Backport #8805

Ruby GC::Profiler returns incorrect info on Solaris (and relatives)

Added by Eric Saxby over 1 year ago. Updated over 1 year ago.

[ruby-core:56762]
Status:Closed
Priority:Normal
Assignee:Tomoyuki Chikanaga

Description

We use SmartOS as our deployment platform, and noticed when attempting to roll out Ruby 2.0.0-p247 to some SmartOS hosts that garbage collection info is broken with integrations such as New Relic. Investigating further, we found that GC::Profiler.total_time always returns 0.0.

GC::Profiler.enable
=> nil
GC.start
=> nil
GC::Profiler.total_time
=> 0.0

It may be related to this issue: https://bugs.ruby-lang.org/issues/7500 where the mechanism by which the profiler gets timestamps from the OS.

Associated revisions

Revision 42639
Added by Akira Tanaka over 1 year ago

  • gc.c (getrusage_time): Fallback clock_gettime to getrusage when clock_gettime fails. Reported by Eric Saxby. [Bug #8805]

Revision 42653
Added by Tomoyuki Chikanaga over 1 year ago

merge revision(s) 42639: [Backport #8805]

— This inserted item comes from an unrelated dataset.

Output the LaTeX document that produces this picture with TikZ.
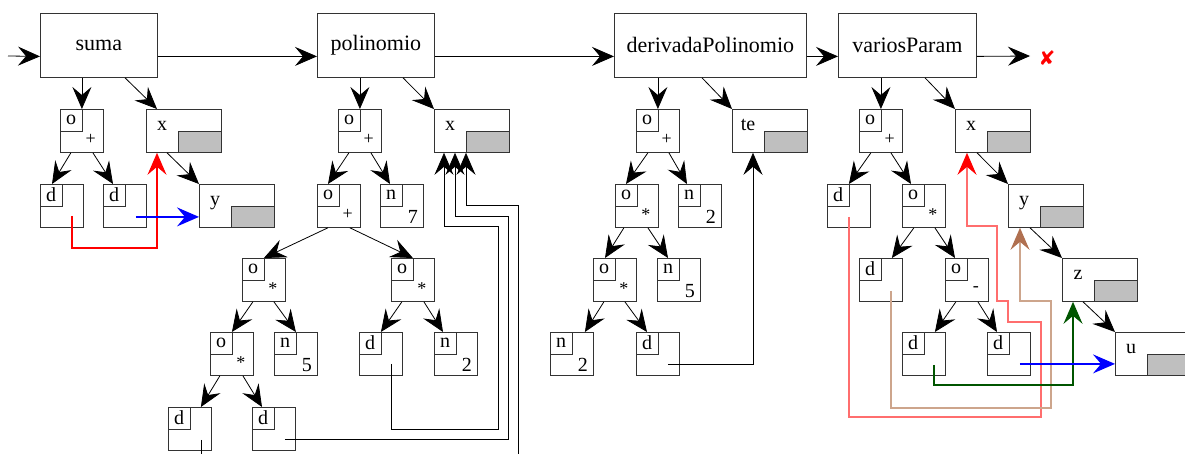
\documentclass[tikz,border=0pt]{standalone}
\usepackage{fontspec}
\setmainfont{Liberation Serif}
\newfontfamily\marksfont{DejaVu Sans}
\usetikzlibrary{arrows.meta}

\definecolor{brownarr}{RGB}{176,112,80}
\definecolor{brownline}{RGB}{205,165,140}
\definecolor{darkgreen}{RGB}{0,85,0}
\definecolor{lightred}{RGB}{255,110,110}

\tikzset{
  fbox/.style={draw=black!80, line width=0.8pt, minimum height=64pt, anchor=north west, font=\fontsize{22}{26}\selectfont},
  cell/.style={draw=black!80, line width=0.8pt, minimum size=43pt, inner sep=0pt, anchor=north west},
  tagbox/.style={draw=black!80, line width=0.8pt, minimum size=21.5pt, inner sep=0pt, anchor=north west, font=\fontsize{20}{22}\selectfont},
  opsym/.style={anchor=center, xshift=-13pt, yshift=13pt, font=\fontsize{18}{20}\selectfont},
  numsym/.style={anchor=center, xshift=-11pt, yshift=11pt, font=\fontsize{20}{22}\selectfont},
  op/.style={cell, label={[tagbox]north west:o}, label={[opsym]south east:#1}},
  dv/.style={cell, label={[tagbox]north west:d}},
  num/.style={cell, label={[tagbox]north west:n}, label={[numsym]south east:#1}},
  varname/.style={anchor=base, xshift=16pt, font=\fontsize{20}{22}\selectfont},
  greybox/.style={draw=black!80, fill=black!25, line width=0.8pt, minimum width=43pt, minimum height=21.5pt, inner sep=0pt, anchor=south east},
  var/.style={draw=black!80, line width=0.8pt, minimum width=75pt, minimum height=43pt, inner sep=0pt, anchor=north west, label={[varname]west:#1}, label={[greybox]south east:{}}},
  arr/.style={line width=0.8pt, -{Stealth[length=22pt, width=19pt, inset=8pt]}},
  tinted/.style 2 args={line width=1.2pt, draw=#1, -{Stealth[length=22pt, width=19pt, inset=8pt, color=#2]}},
}

\begin{document}
\begin{tikzpicture}[x=1pt, y=-1pt]
        \useasboundingbox (0,0) rectangle (1185,453);
        \clip (0,0) rectangle (1185,453);

        % functions
        \node[fbox, minimum width=117pt] (suma) at (40,13) {suma};
        \node[fbox, minimum width=117pt] (pol) at (317,13) {polinomio};
        \node[fbox, minimum width=192pt] (der) at (614,13) {derivadaPolinomio};
        \node[fbox, minimum width=138pt] (vp) at (838,13) {variosParam};
        \coordinate (start) at (8,56);
        \coordinate (stop) at (1030,56);
        \node[text=red, font=\marksfont\fontsize{20}{22}\selectfont] (cross) at (1047,58) {✘};
        \draw[arr] (start) -- ([yshift=-11pt]suma.west);
        \draw[arr] ([yshift=-11pt]suma.east) -- ([yshift=-11pt]pol.west);
        \draw[arr] ([yshift=-11pt]pol.east) -- ([yshift=-11pt]der.west);
        \draw[arr] ([yshift=-11pt]der.east) -- ([yshift=-11pt]vp.west);
        \draw[arr] ([yshift=-11pt]vp.east) -- (stop);

        % suma
        \node[op=+] (sop) at (60,109) {};
        \node[var=x] (sx) at (146,109) {};
        \node[dv] (sd1) at (40,184) {};
        \node[dv] (sd2) at (103,184) {};
        \node[var=y] (sy) at (199,184) {};
        \draw[arr] (sop.north |- suma.south) -- (sop.north);
        \draw[arr] ([xshift=85pt]suma.south west) -- ([xshift=11pt]sx.north west);
        \draw[arr] ([xshift=-11pt]sop.south) -- ([xshift=12pt]sd1.north west);
        \draw[arr] ([xshift=11pt]sop.south) -- ([xshift=10pt]sd2.north west);
        \draw[arr] ([xshift=21pt]sx.south west) -- (sy.north west);
        \coordinate (sd1o) at ([shift={(10,10)}]sd1.center);
        \coordinate (sd2o) at ([shift={(11,11)}]sd2.center);
        \draw[tinted={red}{red}] (sd1o) -- ++(0,32) -| ([xshift=11pt]sx.south west);
        \draw[tinted={blue}{blue}] (sd2o) -- (sd2o -| sy.west);

        % polinomio
        \node[op=+] (pop1) at (338,109) {};
        \node[var=x] (px) at (434,109) {};
        \node[op=+] (pop2) at (317,184) {};
        \node[num=7] (pn7) at (380,184) {};
        \node[op=*] (pop3) at (242,258) {};
        \node[op=*] (pop4) at (391,258) {};
        \node[op=*] (pop5) at (210,332) {};
        \node[num=5] (pn5) at (274,332) {};
        \node[dv] (pd3) at (359,332) {};
        \node[num=2] (pn2) at (434,332) {};
        \node[dv] (pd1) at (168,407) {};
        \node[dv] (pd2) at (252,407) {};
        \draw[arr] (pop1.north |- pol.south) -- (pop1.north);
        \draw[arr] ([xshift=86pt]pol.south west) -- (px.north west);
        \draw[arr] ([xshift=-11pt]pop1.south) -- ([xshift=11pt]pop2.north west);
        \draw[arr] ([xshift=11pt]pop1.south) -- ([xshift=10pt]pn7.north west);
        \draw[arr] ([xshift=-11pt]pop2.south) -- (pop3.north);
        \draw[arr] ([xshift=11pt]pop2.south) -- (pop4.north);
        \draw[arr] ([xshift=-11pt]pop3.south) -- (pop5.north);
        \draw[arr] ([xshift=10pt]pop3.south) -- (pn5.north);
        \draw[arr] ([xshift=-11pt]pop4.south) -- (pd3.north);
        \draw[arr] ([xshift=11pt]pop4.south) -- ([xshift=9pt]pn2.north west);
        \draw[arr] ([xshift=-12pt]pop5.south) -- ([xshift=11pt]pd1.north);
        \draw[arr] ([xshift=11pt]pop5.south) -- ([xshift=10pt]pd2.north west);
        \coordinate (pd1o) at ([shift={(11,11)}]pd1.center);
        \coordinate (pd2o) at ([shift={(11,10)}]pd2.center);
        \coordinate (pd3o) at ([shift={(10,10)}]pd3.center);
        \draw[arr] (pd3o) |- (498,429) -- (498,226) -| ([xshift=10pt]px.south west);
        \draw[arr] (pd2o) -| (508,216) -| ([xshift=21pt]px.south west);
        \draw[arr] (pd1o) |- (518,470) -- (518,205) -| ([xshift=32pt]px.south west);

        % derivadaPolinomio
        \node[op=+] (dop1) at (636,109) {};
        \node[var=te] (dte) at (732,109) {};
        \node[op=*] (dop2) at (615,184) {};
        \node[num=2] (dn2) at (678,184) {};
        \node[op=*] (dop3) at (593,258) {};
        \node[num=5] (dn5) at (657,258) {};
        \node[num=2] (dn2b) at (550,332) {};
        \node[dv] (dd) at (636,332) {};
        \draw[arr] (dop1.north |- der.south) -- (dop1.north);
        \draw[arr] ([xshift=88pt]der.south west) -- (dte.north west);
        \draw[arr] ([xshift=-10pt]dop1.south) -- ([xshift=11pt]dop2.north west);
        \draw[arr] ([xshift=11pt]dop1.south) -- ([xshift=9pt]dn2.north west);
        \draw[arr] ([xshift=-13pt]dop2.south) -- ([xshift=12pt]dop3.north west);
        \draw[arr] ([xshift=11pt]dop2.south) -- ([xshift=11pt]dn5.north west);
        \draw[arr] ([xshift=-11pt]dop3.south) -- ([xshift=13pt]dn2b.north);
        \draw[arr] ([xshift=10pt]dop3.south) -- ([xshift=11pt]dd.north west);
        \coordinate (ddo) at ([shift={(10,10)}]dd.center);
        \draw[arr] (ddo) -| ([xshift=21pt]dte.south west);

        % variosParam
        \node[op=+] (vop1) at (859,109) {};
        \node[var=x] (vx) at (955,109) {};
        \node[dv] (vd1) at (827,184) {};
        \node[op=*] (vop2) at (902,184) {};
        \node[var=y] (vy) at (1008,184) {};
        \node[dv] (vd2) at (859,258) {};
        \node[op=-] (vop3) at (945,258) {};
        \node[var=z] (vz) at (1062,258) {};
        \node[dv] (vd3) at (902,332) {};
        \node[dv] (vd4) at (987,332) {};
        \node[var=u] (vu) at (1115,332) {};
        \draw[arr] (vop1.north |- vp.south) -- (vop1.north);
        \draw[arr] ([xshift=87pt]vp.south west) -- (vx.north west);
        \draw[arr] ([xshift=-10pt]vop1.south) -- (vd1.north);
        \draw[arr] ([xshift=10pt]vop1.south) -- ([xshift=9pt]vop2.north west);
        \draw[arr] ([xshift=22pt]vx.south west) -- (vy.north west);
        \draw[arr] ([xshift=-10pt]vop2.south) -- ([xshift=11pt]vd2.north);
        \draw[arr] ([xshift=11pt]vop2.south) -- ([xshift=10pt]vop3.north west);
        \draw[arr] ([xshift=22pt]vy.south west) -- (vz.north west);
        \draw[arr] ([xshift=-11pt]vop3.south) -- ([xshift=11pt]vd3.north);
        \draw[arr] ([xshift=11pt]vop3.south) -- ([xshift=10pt]vd4.north west);
        \draw[arr] ([xshift=21pt]vz.south west) -- (vu.north west);
        \coordinate (vd1o) at ([shift={(0,11)}]vd1.center);
        \coordinate (vd2o) at ([shift={(10,11)}]vd2.center);
        \coordinate (vd3o) at ([shift={(10,11)}]vd3.center);
        \coordinate (vd4o) at ([shift={(11,10)}]vd4.center);
        \draw[tinted={lightred}{red}] (vd1o) |- (1041,417) |- (1008,322) |- (997,301) |- (967,226) -- ([xshift=12pt]vx.south west);
        \draw[tinted={brownline}{brownarr}] (vd2o) |- (1051,408) |- (1020,301) -- ([xshift=12pt]vy.south west);
        \draw[tinted={darkgreen}{darkgreen}] (vd3o) |- (1073,385) -- ([xshift=11pt]vz.south west);
        \draw[tinted={blue}{blue}] (vd4o) -- (vd4o -| vu.west);
\end{tikzpicture}
\end{document}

* gc.c (getrusage_time): Fallback clock_gettime to getrusage when
  clock_gettime fails.
  Reported by Eric Saxby.   [Bug #8805]

History

#1 Updated by Eric Saxby over 1 year ago

I grabbed the c test code from the other ticket, and with some changes got these results:

cat ./timing.c
#include
#include
#include
#include
#include

double getrusage_time() {
struct rusage usage;
struct timeval time;
getrusage(RUSAGE_SELF, &usage);
time = usage.ru_utime;
return time.tv_sec + time.tv_usec * 1e-6;
}

void print_clock_res(clock_id) {
int rc;
struct timespec res;

    rc = clock_getres(clock_id, &res);
    if (rc == 0)
            printf("clock_res() for %d: %ldns\n", clock_id, res.tv_nsec);

}

double clock_time(clock_id) {
struct timespec ts;

            if (clock_gettime(clock_id, &ts) == 0) {
                            return ts.tv_sec + ts.tv_nsec * 1e-9;
            }
            return 0.0;

}

void print_clock_time(clock_id) {
int n;

            printf("clock_gettime() for %d before: %f\n", clock_id, clock_time(clock_id));
            for (n=0; n<10000; n++) pow(2, 2048);
            printf("clock_gettime() for %d after: %f\n", clock_id, clock_time(clock_id));

}

int main() {
int n;

            printf("getrusage() before: %f\n", getrusage_time());
            for (n=0; n<10000; n++) pow(2, 2048);
            printf("getrusage() after: %f\n", getrusage_time());

printf("\nclock_gettime() CLOCK_HIGHRES\n");

print_clock_res(CLOCK_HIGHRES);
print_clock_time(CLOCK_HIGHRES);

printf("\nclock_gettime() CLOCK_PROCESS_CPUTIME_ID\n");

print_clock_res(CLOCK_PROCESS_CPUTIME_ID);
print_clock_time(CLOCK_PROCESS_CPUTIME_ID);

printf("\nclock_gettime() CLOCK_THREAD_CPUTIME_ID\n");

print_clock_res(CLOCK_THREAD_CPUTIME_ID);
print_clock_time(CLOCK_THREAD_CPUTIME_ID);

printf("\nclock_gettime() CLOCK_MONOTONIC\n");

print_clock_res(CLOCK_MONOTONIC);
print_clock_time(CLOCK_MONOTONIC);

}

gcc -o timing timing.c -lrt

./timing
getrusage() before: 0.000382
getrusage() after: 0.000432

clock_gettime() CLOCK_HIGHRES
clock_res() for 4: 20ns
clock_gettime() for 4 before: 3140535.103844
clock_gettime() for 4 after: 3140535.103877

clock_gettime() CLOCK_PROCESS_CPUTIME_ID
clock_gettime() for 5 before: 0.000000
clock_gettime() for 5 after: 0.000000

clock_gettime() CLOCK_THREAD_CPUTIME_ID
clock_gettime() for 2 before: 0.000000
clock_gettime() for 2 after: 0.000000

clock_gettime() CLOCK_MONOTONIC
clock_res() for 4: 20ns
clock_gettime() for 4 before: 3140535.103960
clock_gettime() for 4 after: 3140535.103990

#2 Updated by Eric Saxby over 1 year ago

After more investigation, the clock_gettime calls for CLOCK_PROCESS_CPUTIME_ID return -1, with an errno of 22. I think this maps to: EINVAL The clock_id argument does not specify a known clock.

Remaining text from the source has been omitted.